In order to bypass a failed feed mechanism in the rover’s drill, Curiosity’s engineering team has declared successful the new techniques they have developed for drilling and getting samples.

They had successfully completed a new drill hole two weeks ago, but are only now are satisfied that the new method for depositing samples in the laboratories will work.

This delivery method had already been successfully tested at JPL. But that’s here on Earth; on Mars, the thin, dry atmosphere provides very different conditions for powder falling out of the drill. “On Mars we have to try and estimate visually whether this is working, just by looking at images of how much powder falls out,” said John Michael Moorokian of JPL, the engineer who led development of the new sample delivery method. “We’re talking about as little as half a baby aspirin worth of sample.”

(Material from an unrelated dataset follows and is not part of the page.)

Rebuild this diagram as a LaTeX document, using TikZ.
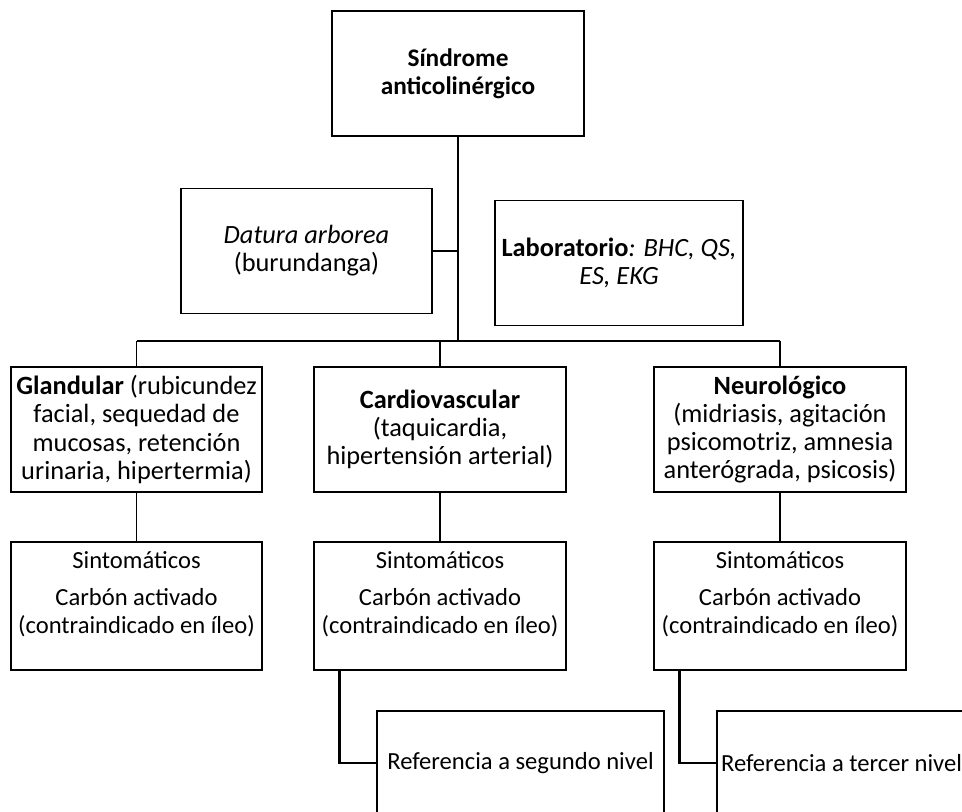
\documentclass[tikz,border=0pt]{standalone}
\usepackage{fontspec}
\setmainfont{Carlito}
\tikzset{box/.style={draw=black,line width=.8pt,align=center,inner sep=0pt,minimum width=5.02cm,minimum height=2.5cm,font=\fontsize{15}{16}\selectfont},
 wire/.style={draw=black,line width=.9pt},
 stem/.style={draw=black,line width=1.4pt},
 every picture/.style={line join=miter}}
\begin{document}
\begin{tikzpicture}[x=0.02cm,y=-0.02cm,font=\fontsize{14}{16}\selectfont]
\useasboundingbox (0,0) rectangle (962,811);
\clip (0,0) rectangle (962,811);
\node[box,minimum width=5.04cm,font=\fontsize{14.4}{16}\selectfont\bfseries] (sindrome) at (458,73.5) {Síndrome\\anticolinérgico};
\node[box] (datura) at (306.5,251) {\textit{Datura arborea}\\(burundanga)};
\node[box,minimum width=4.96cm] (lab) at (619,263) {\textbf{Laboratorio}\textit{: BHC, QS,}\\\textit{ES, EKG}};
\coordinate (bus) at (458,341);
\node[box] (glandular) at (136.5,429.5) {\textbf{Glandular} (rubicundez\\facial, sequedad de\\mucosas, retención\\urinaria, hipertermia)};
\node[box,minimum width=5.04cm] (cardio) at (440,429.5) {\textbf{Cardiovascular}\\(taquicardia,\\hipertensión arterial)};
\node[box,minimum width=5.04cm] (neuro) at (780,429.5) {\textbf{Neurológico}\\(midriasis, agitación\\psicomotriz, amnesia\\anterógrada, psicosis)};
\node[box,minimum height=2.56cm] (sintA) at (136.5,606) {};
\node[box,minimum width=5.04cm,minimum height=2.56cm] (sintB) at (440,606) {};
\node[box,minimum width=5.04cm,minimum height=2.56cm] (sintC) at (780,606) {};
\node[anchor=north,align=center,inner sep=0pt] (txtA) at ([yshift=-.2cm]sintA.north) {Sintomáticos\\[.18cm]Carbón activado\\(contraindicado en íleo)};
\node[anchor=north,align=center,inner sep=0pt] (txtB) at ([yshift=-.2cm]sintB.north) {Sintomáticos\\[.18cm]Carbón activado\\(contraindicado en íleo)};
\node[anchor=north,align=center,inner sep=0pt] (txtC) at ([yshift=-.2cm]sintC.north) {Sintomáticos\\[.18cm]Carbón activado\\(contraindicado en íleo)};
\node[box,minimum width=5.74cm,minimum height=2.08cm,font=\fontsize{14}{16}\selectfont] (refB) at (520.5,763) {Referencia a segundo nivel};
\node[box,minimum width=4.98cm,minimum height=2.08cm,font=\fontsize{14}{16}\selectfont] (refC) at (841.5,763) {Referencia a tercer nivel};
\draw[stem] (sindrome.south) -- (bus);
\draw[wire] (datura.east) -- (datura.east -| bus);
\draw[wire] (glandular.north |- bus) -- (neuro.north |- bus);
\draw[wire] (glandular.north |- bus) -- (glandular.north);
\draw[stem] (cardio.north |- bus) -- (cardio.north);
\draw[wire] (neuro.north |- bus) -- (neuro.north);
\draw[wire] (glandular.south) -- (sintA.north);
\draw[wire] (cardio.south) -- (sintB.north);
\draw[wire] (neuro.south) -- (sintC.north);
\draw[stem] ([xshift=.52cm]sintB.south west) |- (refB.west);
\draw[stem] ([xshift=.52cm]sintC.south west) |- (refC.west);
\end{tikzpicture}
\end{document}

Too little powder, and the laboratories can’t provide accurate analyses. Too much, and it could overfill the instruments, clogging parts or contaminating future measurements. A successful test of the delivery method on May 22 led to even further improvements in the delivery technique.

Part of the challenge is that Curiosity’s drill is now permanently extended. That new configuration no longer gives it access to a special device that sieves and portions drilled samples in precise amounts. That device, called the Collection and Handling for In-Situ Martian Rock Analysis (CHIMRA), played an important role in delivering measured portions of sample to the laboratories inside the rover.

I suspect that they still need to do more tests, and that the new method of shaking off material from the drill itself will not always work. At the same time, it reopens the option of using the drill and getting samples from it, which is a very good thing.